**Goal**
Your task is to copy the material exactly.

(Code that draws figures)
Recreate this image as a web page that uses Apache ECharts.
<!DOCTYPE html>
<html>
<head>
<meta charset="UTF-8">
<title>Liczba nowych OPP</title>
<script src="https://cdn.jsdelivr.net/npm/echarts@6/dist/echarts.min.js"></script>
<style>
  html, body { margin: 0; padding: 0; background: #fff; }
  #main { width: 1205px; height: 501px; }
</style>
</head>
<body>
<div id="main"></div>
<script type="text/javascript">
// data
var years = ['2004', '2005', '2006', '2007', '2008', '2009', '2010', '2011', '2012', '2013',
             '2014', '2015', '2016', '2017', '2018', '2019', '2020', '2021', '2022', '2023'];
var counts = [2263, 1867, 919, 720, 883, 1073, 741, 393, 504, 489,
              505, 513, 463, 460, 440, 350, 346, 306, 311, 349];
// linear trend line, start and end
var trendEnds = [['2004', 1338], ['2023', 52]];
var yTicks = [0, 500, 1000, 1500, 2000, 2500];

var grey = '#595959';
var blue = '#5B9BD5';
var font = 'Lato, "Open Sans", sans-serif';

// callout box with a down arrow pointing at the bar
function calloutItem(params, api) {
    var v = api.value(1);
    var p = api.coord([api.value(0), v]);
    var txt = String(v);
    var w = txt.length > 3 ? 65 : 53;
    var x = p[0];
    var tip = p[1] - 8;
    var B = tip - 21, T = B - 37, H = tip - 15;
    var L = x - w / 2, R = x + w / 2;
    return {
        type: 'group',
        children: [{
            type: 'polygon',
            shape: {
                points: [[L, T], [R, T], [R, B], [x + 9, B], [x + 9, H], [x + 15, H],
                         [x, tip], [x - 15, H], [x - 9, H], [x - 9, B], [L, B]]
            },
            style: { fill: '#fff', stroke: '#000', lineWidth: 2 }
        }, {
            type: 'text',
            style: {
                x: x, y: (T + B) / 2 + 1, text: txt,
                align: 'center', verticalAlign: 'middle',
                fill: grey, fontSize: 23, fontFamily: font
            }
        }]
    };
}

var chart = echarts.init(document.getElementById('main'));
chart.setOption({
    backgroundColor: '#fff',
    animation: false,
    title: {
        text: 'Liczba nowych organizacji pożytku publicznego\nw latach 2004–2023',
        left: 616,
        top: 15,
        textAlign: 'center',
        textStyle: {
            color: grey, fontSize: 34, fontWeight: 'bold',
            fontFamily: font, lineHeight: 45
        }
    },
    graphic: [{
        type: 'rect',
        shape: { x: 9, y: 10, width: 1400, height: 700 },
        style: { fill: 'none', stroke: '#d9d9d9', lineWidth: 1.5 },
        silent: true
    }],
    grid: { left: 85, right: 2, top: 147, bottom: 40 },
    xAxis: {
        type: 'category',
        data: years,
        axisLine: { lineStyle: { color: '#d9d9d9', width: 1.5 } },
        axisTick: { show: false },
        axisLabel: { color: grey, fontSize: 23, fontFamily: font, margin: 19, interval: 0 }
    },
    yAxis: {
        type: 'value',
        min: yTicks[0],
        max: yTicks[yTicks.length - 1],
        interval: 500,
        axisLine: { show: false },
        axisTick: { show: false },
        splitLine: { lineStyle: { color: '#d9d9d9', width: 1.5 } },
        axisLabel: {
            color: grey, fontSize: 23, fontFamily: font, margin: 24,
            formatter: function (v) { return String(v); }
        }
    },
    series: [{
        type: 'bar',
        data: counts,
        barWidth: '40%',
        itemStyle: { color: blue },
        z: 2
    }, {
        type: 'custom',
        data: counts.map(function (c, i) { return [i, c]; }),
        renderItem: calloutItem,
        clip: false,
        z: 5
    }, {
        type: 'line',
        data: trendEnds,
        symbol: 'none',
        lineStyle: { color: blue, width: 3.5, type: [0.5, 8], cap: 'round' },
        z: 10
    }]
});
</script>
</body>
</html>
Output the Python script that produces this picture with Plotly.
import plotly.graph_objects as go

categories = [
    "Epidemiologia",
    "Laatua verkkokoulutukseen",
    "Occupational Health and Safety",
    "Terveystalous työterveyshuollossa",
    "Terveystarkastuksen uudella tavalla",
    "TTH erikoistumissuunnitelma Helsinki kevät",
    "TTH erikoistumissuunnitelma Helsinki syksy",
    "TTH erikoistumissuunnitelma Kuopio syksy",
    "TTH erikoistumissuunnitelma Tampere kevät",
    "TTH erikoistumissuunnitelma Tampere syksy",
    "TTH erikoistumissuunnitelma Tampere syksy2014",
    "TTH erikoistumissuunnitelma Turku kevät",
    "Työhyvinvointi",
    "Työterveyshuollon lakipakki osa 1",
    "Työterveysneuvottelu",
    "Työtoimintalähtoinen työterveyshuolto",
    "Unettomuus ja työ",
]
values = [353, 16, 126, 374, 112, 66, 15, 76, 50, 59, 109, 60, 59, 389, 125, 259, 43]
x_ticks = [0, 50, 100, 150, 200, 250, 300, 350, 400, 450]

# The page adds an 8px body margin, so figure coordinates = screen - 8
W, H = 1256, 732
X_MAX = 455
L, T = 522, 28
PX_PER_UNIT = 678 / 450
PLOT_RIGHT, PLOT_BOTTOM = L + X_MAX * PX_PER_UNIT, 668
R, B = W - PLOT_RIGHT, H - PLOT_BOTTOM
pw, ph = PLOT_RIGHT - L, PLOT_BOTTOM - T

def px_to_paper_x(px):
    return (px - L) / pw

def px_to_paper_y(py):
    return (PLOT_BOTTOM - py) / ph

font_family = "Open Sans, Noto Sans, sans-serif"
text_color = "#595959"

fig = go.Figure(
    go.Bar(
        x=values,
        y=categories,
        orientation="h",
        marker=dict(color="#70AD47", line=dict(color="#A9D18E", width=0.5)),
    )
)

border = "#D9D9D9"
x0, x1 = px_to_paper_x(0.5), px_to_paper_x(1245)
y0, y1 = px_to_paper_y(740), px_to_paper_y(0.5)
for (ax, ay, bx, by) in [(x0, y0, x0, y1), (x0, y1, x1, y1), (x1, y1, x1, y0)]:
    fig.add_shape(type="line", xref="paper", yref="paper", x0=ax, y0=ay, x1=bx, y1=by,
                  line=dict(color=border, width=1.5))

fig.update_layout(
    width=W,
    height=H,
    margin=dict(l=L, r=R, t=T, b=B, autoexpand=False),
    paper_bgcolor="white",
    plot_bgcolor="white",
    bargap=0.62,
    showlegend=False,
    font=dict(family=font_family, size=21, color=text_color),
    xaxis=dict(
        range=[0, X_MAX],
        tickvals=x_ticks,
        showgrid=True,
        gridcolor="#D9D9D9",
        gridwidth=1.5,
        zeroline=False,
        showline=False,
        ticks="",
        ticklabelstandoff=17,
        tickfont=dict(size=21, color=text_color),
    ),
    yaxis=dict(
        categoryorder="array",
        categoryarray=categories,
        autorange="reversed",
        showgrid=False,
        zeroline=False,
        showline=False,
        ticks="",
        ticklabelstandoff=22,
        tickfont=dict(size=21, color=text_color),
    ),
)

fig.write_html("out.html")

**Completed exercise**
Recreate this image as a web page that uses Apache ECharts.
<!DOCTYPE html>
<html>
<head>
<meta charset="UTF-8">
<title>Liczba nowych OPP</title>
<script src="https://cdn.jsdelivr.net/npm/echarts@6/dist/echarts.min.js"></script>
<style>
  html, body { margin: 0; padding: 0; background: #fff; }
  #main { width: 1205px; height: 501px; }
</style>
</head>
<body>
<div id="main"></div>
<script type="text/javascript">
// data
var years = ['2004', '2005', '2006', '2007', '2008', '2009', '2010', '2011', '2012', '2013',
             '2014', '2015', '2016', '2017', '2018', '2019', '2020', '2021', '2022', '2023'];
var counts = [2263, 1867, 919, 720, 883, 1073, 741, 393, 504, 489,
              505, 513, 463, 460, 440, 350, 346, 306, 311, 349];
// linear trend line, start and end
var trendEnds = [['2004', 1338], ['2023', 52]];
var yTicks = [0, 500, 1000, 1500, 2000, 2500];

var grey = '#595959';
var blue = '#5B9BD5';
var font = 'Lato, "Open Sans", sans-serif';

// callout box with a down arrow pointing at the bar
function calloutItem(params, api) {
    var v = api.value(1);
    var p = api.coord([api.value(0), v]);
    var txt = String(v);
    var w = txt.length > 3 ? 65 : 53;
    var x = p[0];
    var tip = p[1] - 8;
    var B = tip - 21, T = B - 37, H = tip - 15;
    var L = x - w / 2, R = x + w / 2;
    return {
        type: 'group',
        children: [{
            type: 'polygon',
            shape: {
                points: [[L, T], [R, T], [R, B], [x + 9, B], [x + 9, H], [x + 15, H],
                         [x, tip], [x - 15, H], [x - 9, H], [x - 9, B], [L, B]]
            },
            style: { fill: '#fff', stroke: '#000', lineWidth: 2 }
        }, {
            type: 'text',
            style: {
                x: x, y: (T + B) / 2 + 1, text: txt,
                align: 'center', verticalAlign: 'middle',
                fill: grey, fontSize: 23, fontFamily: font
            }
        }]
    };
}

var chart = echarts.init(document.getElementById('main'));
chart.setOption({
    backgroundColor: '#fff',
    animation: false,
    title: {
        text: 'Liczba nowych organizacji pożytku publicznego\nw latach 2004–2023',
        left: 616,
        top: 15,
        textAlign: 'center',
        textStyle: {
            color: grey, fontSize: 34, fontWeight: 'bold',
            fontFamily: font, lineHeight: 45
        }
    },
    graphic: [{
        type: 'rect',
        shape: { x: 9, y: 10, width: 1400, height: 700 },
        style: { fill: 'none', stroke: '#d9d9d9', lineWidth: 1.5 },
        silent: true
    }],
    grid: { left: 85, right: 2, top: 147, bottom: 40 },
    xAxis: {
        type: 'category',
        data: years,
        axisLine: { lineStyle: { color: '#d9d9d9', width: 1.5 } },
        axisTick: { show: false },
        axisLabel: { color: grey, fontSize: 23, fontFamily: font, margin: 19, interval: 0 }
    },
    yAxis: {
        type: 'value',
        min: yTicks[0],
        max: yTicks[yTicks.length - 1],
        interval: 500,
        axisLine: { show: false },
        axisTick: { show: false },
        splitLine: { lineStyle: { color: '#d9d9d9', width: 1.5 } },
        axisLabel: {
            color: grey, fontSize: 23, fontFamily: font, margin: 24,
            formatter: function (v) { return String(v); }
        }
    },
    series: [{
        type: 'bar',
        data: counts,
        barWidth: '40%',
        itemStyle: { color: blue },
        z: 2
    }, {
        type: 'custom',
        data: counts.map(function (c, i) { return [i, c]; }),
        renderItem: calloutItem,
        clip: false,
        z: 5
    }, {
        type: 'line',
        data: trendEnds,
        symbol: 'none',
        lineStyle: { color: blue, width: 3.5, type: [0.5, 8], cap: 'round' },
        z: 10
    }]
});
</script>
</body>
</html>
Output the Python script that produces this picture with Plotly.
import plotly.graph_objects as go

categories = [
    "Epidemiologia",
    "Laatua verkkokoulutukseen",
    "Occupational Health and Safety",
    "Terveystalous työterveyshuollossa",
    "Terveystarkastuksen uudella tavalla",
    "TTH erikoistumissuunnitelma Helsinki kevät",
    "TTH erikoistumissuunnitelma Helsinki syksy",
    "TTH erikoistumissuunnitelma Kuopio syksy",
    "TTH erikoistumissuunnitelma Tampere kevät",
    "TTH erikoistumissuunnitelma Tampere syksy",
    "TTH erikoistumissuunnitelma Tampere syksy2014",
    "TTH erikoistumissuunnitelma Turku kevät",
    "Työhyvinvointi",
    "Työterveyshuollon lakipakki osa 1",
    "Työterveysneuvottelu",
    "Työtoimintalähtoinen työterveyshuolto",
    "Unettomuus ja työ",
]
values = [353, 16, 126, 374, 112, 66, 15, 76, 50, 59, 109, 60, 59, 389, 125, 259, 43]
x_ticks = [0, 50, 100, 150, 200, 250, 300, 350, 400, 450]

# The page adds an 8px body margin, so figure coordinates = screen - 8
W, H = 1256, 732
X_MAX = 455
L, T = 522, 28
PX_PER_UNIT = 678 / 450
PLOT_RIGHT, PLOT_BOTTOM = L + X_MAX * PX_PER_UNIT, 668
R, B = W - PLOT_RIGHT, H - PLOT_BOTTOM
pw, ph = PLOT_RIGHT - L, PLOT_BOTTOM - T

def px_to_paper_x(px):
    return (px - L) / pw

def px_to_paper_y(py):
    return (PLOT_BOTTOM - py) / ph

font_family = "Open Sans, Noto Sans, sans-serif"
text_color = "#595959"

fig = go.Figure(
    go.Bar(
        x=values,
        y=categories,
        orientation="h",
        marker=dict(color="#70AD47", line=dict(color="#A9D18E", width=0.5)),
    )
)

border = "#D9D9D9"
x0, x1 = px_to_paper_x(0.5), px_to_paper_x(1245)
y0, y1 = px_to_paper_y(740), px_to_paper_y(0.5)
for (ax, ay, bx, by) in [(x0, y0, x0, y1), (x0, y1, x1, y1), (x1, y1, x1, y0)]:
    fig.add_shape(type="line", xref="paper", yref="paper", x0=ax, y0=ay, x1=bx, y1=by,
                  line=dict(color=border, width=1.5))

fig.update_layout(
    width=W,
    height=H,
    margin=dict(l=L, r=R, t=T, b=B, autoexpand=False),
    paper_bgcolor="white",
    plot_bgcolor="white",
    bargap=0.62,
    showlegend=False,
    font=dict(family=font_family, size=21, color=text_color),
    xaxis=dict(
        range=[0, X_MAX],
        tickvals=x_ticks,
        showgrid=True,
        gridcolor="#D9D9D9",
        gridwidth=1.5,
        zeroline=False,
        showline=False,
        ticks="",
        ticklabelstandoff=17,
        tickfont=dict(size=21, color=text_color),
    ),
    yaxis=dict(
        categoryorder="array",
        categoryarray=categories,
        autorange="reversed",
        showgrid=False,
        zeroline=False,
        showline=False,
        ticks="",
        ticklabelstandoff=22,
        tickfont=dict(size=21, color=text_color),
    ),
)

fig.write_html("out.html")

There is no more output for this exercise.